METHODS: Young Persons and Professional Advisory Groups guided the project, which was conducted in accordance with Cochrane Collaboration and NHS Centre for Reviews and Dissemination guidance. Departures from the published protocol were recorded and explained. Meta-analyses and cost-effectiveness analyses of available data were undertaken where possible.
RESULTS: We identified 198 effectiveness studies (including 62 randomised trials); six economic evaluations (five using trial data and one decision-analytic model); and 73 studies investigating treatment acceptability. Pooled data on cognitive-behavioural therapy (CBT) for sexual abuse suggested post-treatment reductions in PTSD [standardised mean difference (SMD) -0.44 (95% CI -4.43 to -1.53)], depression [mean difference -2.83 (95% CI -4.53 to -1.13)] and anxiety [SMD -0.23 (95% CI -0.03 to -0.42)]. No differences were observed for post-treatment sexualised behaviour, externalising behaviour, behaviour management skills of parents, or parental support to the child. Findings from attachment-focused interventions suggested improvements in secure attachment [odds ratio 0.14 (95% CI 0.03 to 0.70)] and reductions in disorganised behaviour [SMD 0.23 (95% CI 0.13 to 0.42)], but no differences in avoidant attachment or externalising behaviour. Few studies addressed the role of caregivers, or the impact of the therapist-child relationship. Economic evaluations suffered methodological limitations and provided conflicting results. As a result, decision-analytic modelling was not possible, but cost-effectiveness analysis using effectiveness data from meta-analyses was undertaken for the most promising intervention: CBT for sexual abuse. Analyses of the cost-effectiveness of CBT were limited by the lack of cost data beyond the cost of CBT itself.

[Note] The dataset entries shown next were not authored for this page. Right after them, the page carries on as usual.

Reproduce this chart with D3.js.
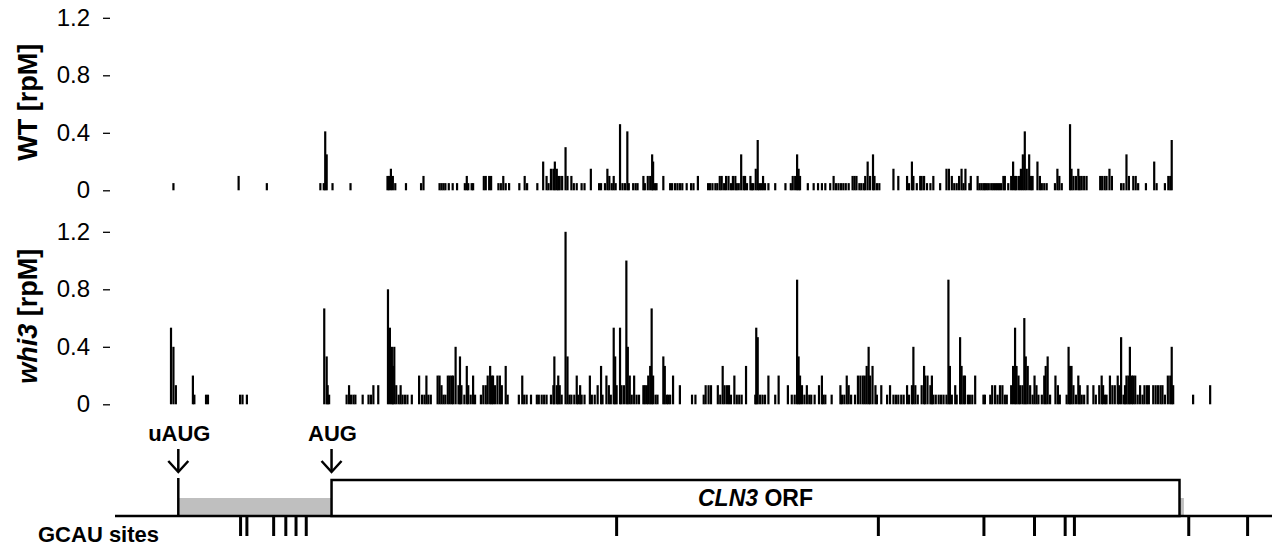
<!DOCTYPE html>
<html>
<head>
<meta charset="utf-8">
<script src="https://cdn.jsdelivr.net/npm/d3@7"></script>
<style>
  body { margin: 0; background: #fff; }
  text { font-family: "Liberation Sans", Arial, sans-serif; fill: #000; }
</style>
</head>
<body>
<svg id="chart" width="1272" height="546"></svg>
<script>
// positions are nt relative to the CLN3 AUG (A = 0), values in rpM
var wtReads = [[-325,0.05],[-191,0.1],[-133,0.05],[-23,0.05],[-16,0.05],[-13,0.41],[-10,0.25],[2,0.05],[39,0.05],[115,0.1],[118,0.1],[122,0.15],[126,0.1],[131,0.05],[153,0.05],[184,0.05],[189,0.1],
  [222,0.05],[226,0.05],[230,0.05],[234,0.05],[241,0.05],[249,0.05],[258,0.05],[274,0.05],[278,0.1],[281,0.05],[288,0.05],[291,0.05],[313,0.1],[317,0.1],[324,0.1],[328,0.1],[343,0.05],[348,0.05],[353,0.1],[358,0.05],[365,0.05],[386,0.05],[397,0.1],[402,0.05],[423,0.05],[435,0.2],[442,0.1],[446,0.05],[451,0.15],[456,0.15],[459,0.2],[463,0.15],[466,0.1],[469,0.1],[474,0.1],[481,0.3],[485,0.1],[493,0.1],[498,0.05],[504,0.05],[514,0.05],[520,0.05],[533,0.15],[550,0.05],[554,0.05],[562,0.05],[567,0.15],[571,0.1],[576,0.05],[580,0.1],[584,0.05],[593,0.46],[598,0.05],[603,0.05],[608,0.41],[611,0.05],[620,0.05],[625,0.05],[629,0.05],[641,0.1],[644,0.05],[650,0.1],[655,0.1],[659,0.25],[661,0.2],[665,0.05],[668,0.05],[682,0.1],[696,0.05],[700,0.05],[706,0.05],[711,0.05],[716,0.05],[721,0.05],
  [730,0.05],[739,0.05],[744,0.05],[753,0.1],[774,0.05],[778,0.05],[783,0.05],[789,0.05],[793,0.05],[798,0.1],[802,0.1],[807,0.05],[811,0.1],[816,0.1],[821,0.05],[825,0.1],[830,0.1],[833,0.05],[837,0.05],[842,0.25],[847,0.1],[850,0.1],[854,0.05],[861,0.1],[864,0.05],[867,0.05],[872,0.15],[876,0.35],[879,0.05],[883,0.05],[887,0.1],[891,0.05],[898,0.05],[912,0.05],[933,0.05],[944,0.05],[948,0.1],[953,0.1],[957,0.25],[960,0.15],[963,0.1],[979,0.05],[991,0.05],[1000,0.05],[1008,0.05],[1015,0.05],[1025,0.05],[1032,0.1],[1037,0.05],[1042,0.05],[1047,0.05],[1052,0.05],[1057,0.05],[1063,0.05],[1071,0.1],[1075,0.1],[1079,0.1],[1085,0.05],[1089,0.05],[1094,0.05],[1097,0.1],[1102,0.2],[1107,0.1],[1113,0.25],[1116,0.1],[1121,0.05],[1126,0.05],[1155,0.15],[1165,0.1],[1183,0.1],[1187,0.05],[1193,0.2],[1196,0.1],[1203,0.05],[1210,0.1],[1213,0.1],[1218,0.1],[1224,0.05],[1231,0.05],[1237,0.1],[1251,0.05],
  [1264,0.15],[1269,0.15],[1275,0.1],[1280,0.05],[1285,0.05],[1290,0.1],[1295,0.15],[1299,0.05],[1303,0.15],[1311,0.05],[1314,0.1],[1328,0.1],[1332,0.05],[1336,0.05],[1340,0.05],[1343,0.05],[1347,0.05],[1351,0.05],[1356,0.05],[1360,0.05],[1364,0.05],[1368,0.05],[1372,0.05],[1376,0.05],[1381,0.1],[1384,0.1],[1391,0.05],[1397,0.1],[1401,0.2],[1405,0.1],[1408,0.1],[1413,0.1],[1417,0.15],[1421,0.25],[1425,0.41],[1429,0.15],[1434,0.25],[1438,0.1],[1441,0.1],[1451,0.2],[1456,0.1],[1460,0.05],[1465,0.05],[1470,0.05],[1487,0.05],[1492,0.15],[1496,0.1],[1501,0.05],[1518,0.46],[1521,0.15],[1525,0.1],[1530,0.1],[1535,0.15],[1538,0.1],[1542,0.1],[1547,0.1],[1552,0.1],[1580,0.1],[1584,0.1],[1589,0.1],[1593,0.1],[1599,0.15],[1604,0.1],[1623,0.05],[1628,0.05],[1634,0.25],[1639,0.1],[1648,0.1],[1653,0.1],[1658,0.05],[1674,0.05],[1691,0.2],[1696,0.05],[1713,0.05],[1720,0.1],[1724,0.1],[1727,0.35]];

var whi3Reads = [[-330,0.533],[-325,0.4],[-320,0.133],[-285,0.2],[-282,0.067],[-258,0.067],[-254,0.067],[-188,0.067],[-183,0.067],[-174,0.067],[-15,0.667],[-10,0.333],[-8,0.133],[-5,0.067],[31,0.067],[36,0.133],[40,0.067],[45,0.067],[49,0.067],[64,0.067],[76,0.067],[81,0.067],[86,0.133],[96,0.133],[116,0.8],[120,0.533],[124,0.4],[126,0.267],[129,0.4],[133,0.133],[138,0.067],[142,0.133],[146,0.067],[151,0.067],[156,0.067],[165,0.067],[180,0.2],[186,0.067],[191,0.067],
  [195,0.2],[199,0.067],[204,0.067],[218,0.2],[222,0.2],[226,0.133],[230,0.067],[234,0.067],[239,0.2],[243,0.2],[247,0.2],[250,0.2],[255,0.4],[261,0.133],[264,0.333],[267,0.133],[273,0.067],[278,0.267],[281,0.133],[286,0.067],[291,0.2],[295,0.067],[307,0.067],[312,0.133],[317,0.133],[321,0.2],[326,0.267],[329,0.2],[332,0.2],[336,0.133],[341,0.2],[346,0.2],[350,0.133],[358,0.267],[362,0.067],[385,0.067],[392,0.2],[396,0.067],[401,0.067],[410,0.067],[422,0.067],[426,0.067],[432,0.067],[437,0.067],[442,0.067],[451,0.067],[456,0.133],[458,0.333],[463,0.133],[466,0.2],[469,0.133],[473,0.067],[481,1.2],[485,0.333],[489,0.067],[493,0.067],[499,0.067],[504,0.2],[507,0.067],[511,0.133],[514,0.067],[520,0.067],[531,0.2],[535,0.067],[541,0.067],[547,0.133],[554,0.267],[557,0.067],[565,0.2],[570,0.133],[574,0.067],[580,0.533],[583,0.333],[586,0.133],[593,0.533],[596,0.133],[601,0.133],[606,1.0],[609,0.4],[613,0.2],[617,0.067],[622,0.2],[627,0.067],[632,0.067],[641,0.133],[644,0.133],[648,0.133],[651,0.2],[655,0.267],[658,0.667],[661,0.2],[666,0.067],[670,0.067],[682,0.333],[685,0.267],[689,0.067],[692,0.067],[696,0.067],[702,0.2],[716,0.133],
  [741,0.067],[748,0.067],[765,0.067],[769,0.133],[775,0.133],[780,0.133],[794,0.133],[799,0.067],[804,0.267],[808,0.133],[813,0.133],[817,0.133],[821,0.067],[828,0.2],[833,0.067],[838,0.067],[843,0.067],[852,0.267],[871,0.067],[873,0.533],[876,0.467],[881,0.067],[886,0.067],[891,0.067],[898,0.2],[912,0.067],[919,0.2],[938,0.133],[946,0.067],[952,0.067],[957,0.867],[960,0.333],[963,0.2],[967,0.133],[972,0.067],[977,0.133],[982,0.067],[986,0.067],[993,0.067],[1002,0.133],[1008,0.2],[1011,0.067],[1015,0.067],[1028,0.067],[1046,0.133],[1049,0.067],[1054,0.067],[1059,0.2],[1063,0.133],[1068,0.067],[1076,0.067],[1082,0.2],[1087,0.2],[1092,0.2],[1096,0.2],[1100,0.267],[1104,0.4],[1107,0.2],[1112,0.267],[1118,0.133],[1121,0.067],[1130,0.133],[1142,0.067],[1148,0.133],[1155,0.067],[1160,0.067],[1165,0.067],[1171,0.067],[1176,0.067],[1183,0.133],[1187,0.067],[1193,0.133],[1196,0.4],[1200,0.133],[1205,0.067],[1213,0.133],[1218,0.267],[1220,0.2],[1225,0.2],[1231,0.133],[1234,0.2],[1237,0.067],[1242,0.067],[1248,0.067],[1253,0.067],[1258,0.067],
  [1264,0.067],[1268,0.867],[1271,0.267],[1275,0.067],[1282,0.133],[1285,0.067],[1292,0.467],[1295,0.267],[1299,0.2],[1302,0.2],[1308,0.067],[1312,0.067],[1317,0.067],[1323,0.2],[1340,0.067],[1343,0.067],[1354,0.067],[1358,0.133],[1364,0.133],[1369,0.067],[1374,0.133],[1379,0.133],[1384,0.067],[1388,0.067],[1397,0.133],[1401,0.267],[1405,0.533],[1408,0.267],[1412,0.2],[1415,0.133],[1420,0.133],[1424,0.6],[1427,0.333],[1431,0.267],[1436,0.133],[1441,0.067],[1445,0.2],[1449,0.133],[1453,0.067],[1460,0.067],[1465,0.2],[1468,0.267],[1472,0.333],[1477,0.067],[1488,0.2],[1493,0.133],[1497,0.067],[1511,0.067],[1515,0.4],[1518,0.267],[1521,0.267],[1525,0.133],[1530,0.067],[1535,0.2],[1538,0.133],[1542,0.067],[1547,0.067],[1554,0.133],[1566,0.133],[1571,0.067],[1578,0.133],[1583,0.2],[1586,0.133],[1590,0.067],[1593,0.067],[1600,0.2],[1605,0.133],[1610,0.133],[1616,0.2],[1619,0.133],[1623,0.467],[1628,0.067],[1631,0.133],[1634,0.2],[1638,0.2],[1641,0.4],[1645,0.2],[1648,0.2],[1652,0.2],[1657,0.067],[1662,0.133],[1667,0.067],[1671,0.133],[1676,0.133],[1680,0.133],[1689,0.133],[1694,0.133],[1699,0.133],[1704,0.133],[1708,0.133],[1713,0.067],[1719,0.2],[1724,0.2],[1727,0.4],[1730,0.133],[1771,0.067],[1806,0.133]];

var yTicks = [0, 0.4, 0.8, 1.2];
var gcauSites = [-187, -174, -119, -94, -73, -52, 586, 1124, 1341, 1445, 1508, 1527, 1762, 1883];
var uAUG = -315, AUG = 0, orfEnd = 1743, utr3End = 1752;

var svg = d3.select("#chart");

// nt -> px, from uAUG to ORF end
var x = d3.scaleLinear().domain([uAUG, orfEnd]).range([178.3, 1179.5]);

var panels = [
  {label: "WT", italic: false, data: wtReads, base: 190.3},
  {label: "whi3", italic: true, data: whi3Reads, base: 404.3}
];

panels.forEach(function(p){
  var y = d3.scaleLinear().domain([0, 1.2]).range([p.base, p.base - 172.5]);
  var g = svg.append("g");

  var axis = d3.axisLeft(y)
    .tickValues(yTicks)
    .tickSize(7)
    .tickPadding(13)
    .tickFormat(function(d){ return d === 0 ? "0" : d3.format(".1f")(d) });

  var ax = g.append("g").attr("transform", "translate(110,0)").call(axis);
  ax.select(".domain").remove();
  ax.selectAll(".tick line").attr("stroke", "#000").attr("stroke-width", 1.3);
  ax.selectAll(".tick text")
    .style("font-family", '"Liberation Sans", Arial, sans-serif')
    .style("font-size", "24px")
    .attr("fill", "#000");

  g.selectAll("line.read")
    .data(p.data)
    .enter()
    .append("line")
    .attr("class", "read")
    .attr("x1", function(d){ return x(d[0]) })
    .attr("x2", function(d){ return x(d[0]) })
    .attr("y1", y(0))
    .attr("y2", function(d){ return y(d[1]) })
    .attr("stroke", "#000")
    .attr("stroke-width", 2.2);

  var lab = g.append("text")
    .attr("transform", "translate(37," + (p.base - 88) + ") rotate(-90)")
    .attr("text-anchor", "middle")
    .style("font-size", "27px")
    .style("font-weight", "bold");
  lab.append("tspan").style("font-style", p.italic ? "italic" : "normal").text(p.label);
  lab.append("tspan").text(" [rpM]");
});

// gene model
var gy = 516;
var gene = svg.append("g");

gene.append("rect")
  .attr("x", x(uAUG)).attr("y", gy - 18)
  .attr("width", x(AUG) - x(uAUG)).attr("height", 18)
  .attr("fill", "#bfbfbf");
gene.append("rect")
  .attr("x", x(orfEnd)).attr("y", gy - 18)
  .attr("width", x(utr3End) - x(orfEnd)).attr("height", 18)
  .attr("fill", "#bfbfbf");

gene.append("line")
  .attr("x1", 115).attr("x2", 1272).attr("y1", gy).attr("y2", gy)
  .attr("stroke", "#000").attr("stroke-width", 2.5);

gene.append("line")
  .attr("x1", x(uAUG)).attr("x2", x(uAUG)).attr("y1", gy - 38).attr("y2", gy)
  .attr("stroke", "#000").attr("stroke-width", 2.5);

gene.append("rect")
  .attr("x", x(AUG)).attr("y", gy - 36)
  .attr("width", x(orfEnd) - x(AUG)).attr("height", 36)
  .attr("fill", "#fff").attr("stroke", "#000").attr("stroke-width", 2.5);

var orfText = gene.append("text")
  .attr("x", (x(AUG) + x(orfEnd)) / 2).attr("y", gy - 10)
  .attr("text-anchor", "middle")
  .style("font-size", "23px").style("font-weight", "bold");
orfText.append("tspan").style("font-style", "italic").text("CLN3");
orfText.append("tspan").text(" ORF");

// start codon arrows
[{pos: uAUG, name: "uAUG"}, {pos: AUG, name: "AUG"}].forEach(function(s){
  var cx = x(s.pos);
  gene.append("text")
    .attr("x", cx + 1).attr("y", 441)
    .attr("text-anchor", "middle")
    .style("font-size", "22px").style("font-weight", "bold")
    .text(s.name);
  gene.append("line")
    .attr("x1", cx).attr("x2", cx).attr("y1", 449).attr("y2", 472)
    .attr("stroke", "#000").attr("stroke-width", 2.5);
  gene.append("path")
    .attr("d", "M" + (cx - 10) + ",461L" + cx + ",472L" + (cx + 10) + ",461")
    .attr("fill", "none").attr("stroke", "#000").attr("stroke-width", 2.5);
});

// GCAU sites
gene.selectAll("line.site")
  .data(gcauSites)
  .enter()
  .append("line")
  .attr("class", "site")
  .attr("x1", function(d){ return x(d) })
  .attr("x2", function(d){ return x(d) })
  .attr("y1", gy).attr("y2", gy + 20)
  .attr("stroke", "#000").attr("stroke-width", 3);

gene.append("text")
  .attr("x", 38).attr("y", 542)
  .style("font-size", "22px").style("font-weight", "bold")
  .text("GCAU sites");
</script>
</body>
</html>
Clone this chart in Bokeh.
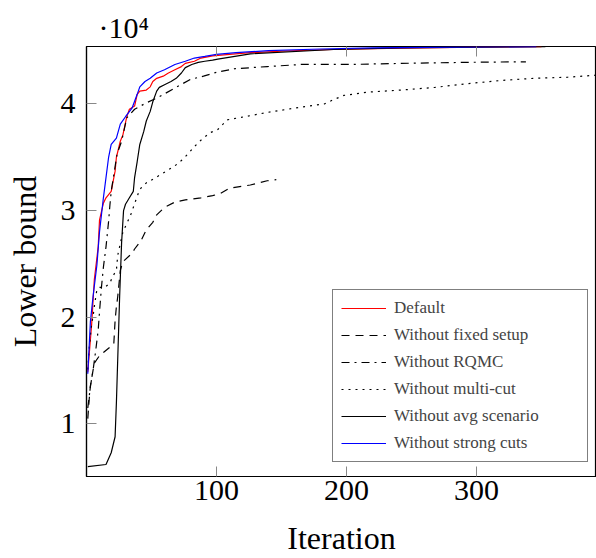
from bokeh.plotting import figure
from bokeh.models import Range1d, FixedTicker, LinearAxis, Legend, LegendItem, Title
from bokeh.embed import file_html
from bokeh.resources import INLINE

FONT = "Liberation Serif"

# ---- data ----
x_ticks = [100, 200, 300]
y_ticks = [10000, 20000, 30000, 40000]
y_tick_labels = {10000: "1", 20000: "2", 30000: "3", 40000: "4"}

default_x = [1, 4, 6, 9, 10, 13, 15, 19, 22, 23, 26, 28, 31, 33, 37, 39, 41, 46, 49, 51,
             54, 59, 63, 68, 73, 76, 83, 88, 97, 110, 126, 150, 190, 242, 300, 350]
default_y = [14900, 19400, 23500, 26600, 29100, 30700, 31200, 31800, 33700, 35000,
             36500, 37100, 38800, 39500, 39800, 40900, 41200, 41300, 41600, 42100,
             42400, 42600, 42900, 43200, 43500, 43800, 44000, 44300, 44500, 44650,
             44800, 44950, 45100, 45230, 45320, 45370]

fixed_x = [1, 2, 3, 5, 6, 10, 13, 17, 21, 22, 23, 24, 26, 28, 35, 37, 42, 46, 51, 54,
           60, 68, 76, 88, 97, 103, 110, 126, 139, 146]
fixed_y = [10500, 12200, 13600, 15000, 15700, 16400, 16700, 17100, 17500, 19700,
           21000, 21900, 24400, 25200, 26000, 26400, 27200, 28200, 28900, 29600,
           30300, 30800, 31000, 31200, 31400, 31600, 32100, 32400, 32800, 32900]

rqmc_x = [1, 3, 5, 7, 9, 10, 11.5, 13, 15, 17, 18, 19, 23.5, 27, 31, 37, 46, 55, 68, 80,
          90, 101, 114, 139, 165, 203, 242, 293, 338]
rqmc_y = [11500, 13500, 15000, 16800, 18800, 20500, 22800, 24700, 26600, 29000,
          30500, 31800, 35300, 36500, 38700, 39500, 40100, 40600, 41500, 42300,
          42600, 43000, 43300, 43500, 43700, 43700, 43800, 43900, 43950]

multicut_x = [1, 2, 4, 5, 6, 8, 10, 14, 18, 20, 23, 24, 28, 31, 34, 38, 41, 46, 52, 60,
              68, 73, 78, 83, 88, 95, 101, 105, 108, 126, 139, 165, 183, 190, 198, 216,
              242, 268, 293, 319, 344, 370, 393]
multicut_y = [15100, 17000, 19500, 20000, 21000, 22600, 22800, 22800, 23200, 23800,
              24400, 25800, 28000, 28800, 29600, 31000, 32000, 32600, 33000, 33600,
              34200, 34700, 35300, 36000, 36600, 37300, 37600, 38100, 38500, 38900,
              39200, 39700, 40000, 40400, 40800, 41100, 41300, 41550, 41900, 42200,
              42400, 42500, 42700]

avg_x = [1, 15, 19, 22, 23, 24, 25.5, 27, 28.5, 30, 33, 36, 37, 39, 41, 44, 46, 49, 51, 54,
         56, 60, 65, 69, 73, 76, 81, 86, 91, 97, 101, 126, 190, 242, 300, 353]
avg_y = [6000, 6200, 7300, 8800, 12000, 16000, 22000, 27000, 30000, 30600,
         31200, 31800, 33100, 34600, 36200, 37400, 38400, 39300, 40200, 41200,
         41550, 41800, 42100, 42400, 42900, 43400, 43700, 43900, 44000, 44100,
         44200, 44700, 45100, 45250, 45330, 45370]

strong_x = [1, 3, 5, 8, 10, 13, 17, 19, 23, 26, 30, 35, 39, 41, 45, 49, 54, 60, 68, 76,
            83, 91, 100, 115, 140, 180, 220, 280, 346]
strong_y = [14700, 19600, 21900, 24900, 28000, 31200, 35000, 36200, 36800, 38100,
            38800, 39600, 40900, 41600, 42100, 42400, 42900, 43200, 43700, 44000,
            44300, 44450, 44650, 44800, 45000, 45150, 45250, 45330, 45370]

series = [
    ("Default", default_x, default_y, "#ff0000", "solid"),
    ("Without fixed setup", fixed_x, fixed_y, "#000000", "8 6"),
    ("Without RQMC", rqmc_x, rqmc_y, "#000000", "8 5 2 5"),
    ("Without multi-cut", multicut_x, multicut_y, "#000000", "2 5"),
    ("Without avg scenario", avg_x, avg_y, "#000000", "solid"),
    ("Without strong cuts", strong_x, strong_y, "#0000ff", "solid"),
]

p = figure(width=596, height=558, output_backend="svg", toolbar_location=None,
           x_range=Range1d(0, 392.3), y_range=Range1d(5075, 45383),
           min_border_left=86, min_border_right=0, min_border_top=46, min_border_bottom=81)

p.xgrid.visible = False
p.ygrid.visible = False
p.outline_line_color = "black"
p.outline_line_width = 1.2
p.background_fill_color = "white"
p.border_fill_color = "white"

items = []
for name, xs, ys, color, dash in series:
    r = p.line(xs, ys, line_color=color, line_width=1.2, line_dash=dash)
    items.append(LegendItem(label=name, renderers=[r]))

# axes
xa = p.xaxis[0]
xa.ticker = FixedTicker(ticks=x_ticks)
xa.axis_label = "Iteration"
ya = p.yaxis[0]
ya.ticker = FixedTicker(ticks=y_ticks)
ya.major_label_overrides = y_tick_labels
ya.axis_label = "Lower bound"

for ax in (xa, ya):
    ax.axis_line_color = "black"
    ax.axis_line_width = 1.2
    ax.major_tick_in = 10
    ax.major_tick_out = 0
    ax.major_tick_line_color = "#888888"
    ax.major_tick_line_width = 1
    ax.minor_tick_line_color = None
    ax.major_label_text_font = FONT
    ax.major_label_text_font_size = "30px"
    ax.major_label_text_color = "black"
    ax.axis_label_text_font = FONT
    ax.axis_label_text_font_size = "32px"
    ax.axis_label_text_font_style = "normal"
    ax.axis_label_text_color = "black"

xa.major_label_standoff = 4
xa.axis_label_standoff = 17
ya.major_label_standoff = 11
ya.axis_label_standoff = 15

top = LinearAxis(ticker=FixedTicker(ticks=x_ticks), major_tick_in=10, major_tick_out=0,
                 major_tick_line_color="#888888", minor_tick_line_color=None,
                 axis_line_color=None, major_label_text_font_size="1px",
                 major_label_text_alpha=0, major_label_standoff=0)
p.add_layout(top, "above")

# scale factor "·10^4"
p.title = Title(text="·10⁴", text_font=FONT, text_font_size="30px",
                text_font_style="normal", text_color="black",
                align="left", offset=12, standoff=6)

legend = Legend(items=items, location=(246, 14), padding=8, spacing=7,
                glyph_width=45, glyph_height=20, label_height=20, label_width=185,
                label_standoff=8, margin=0,
                label_text_font=FONT, label_text_font_size="17px",
                border_line_color="black", border_line_width=1,
                background_fill_color="white", background_fill_alpha=1)
p.add_layout(legend, "center")

open("out.html", "w").write(file_html(p, INLINE))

CONCLUSIONS: It is not possible to draw firm conclusions about which interventions are effective for children with different maltreatment profiles, which are of no benefit or are harmful, and which factors encourage people to seek therapy, accept the offer of therapy and actively engage with therapy. Little is known about the cost-effectiveness of alternative interventions.
LIMITATIONS: Studies were largely conducted outside the UK. The heterogeneity of outcomes and measures seriously impacted on the ability to conduct meta-analyses.
FUTURE WORK: Studies are needed that assess the effectiveness of interventions within a UK context, which address the wider effects of maltreatment, as well as specific clinical outcomes.
STUDY REGISTRATION: This study is registered as PROSPERO CRD42013003889.
FUNDING: The National Institute for Health Research Health Technology Assessment programme.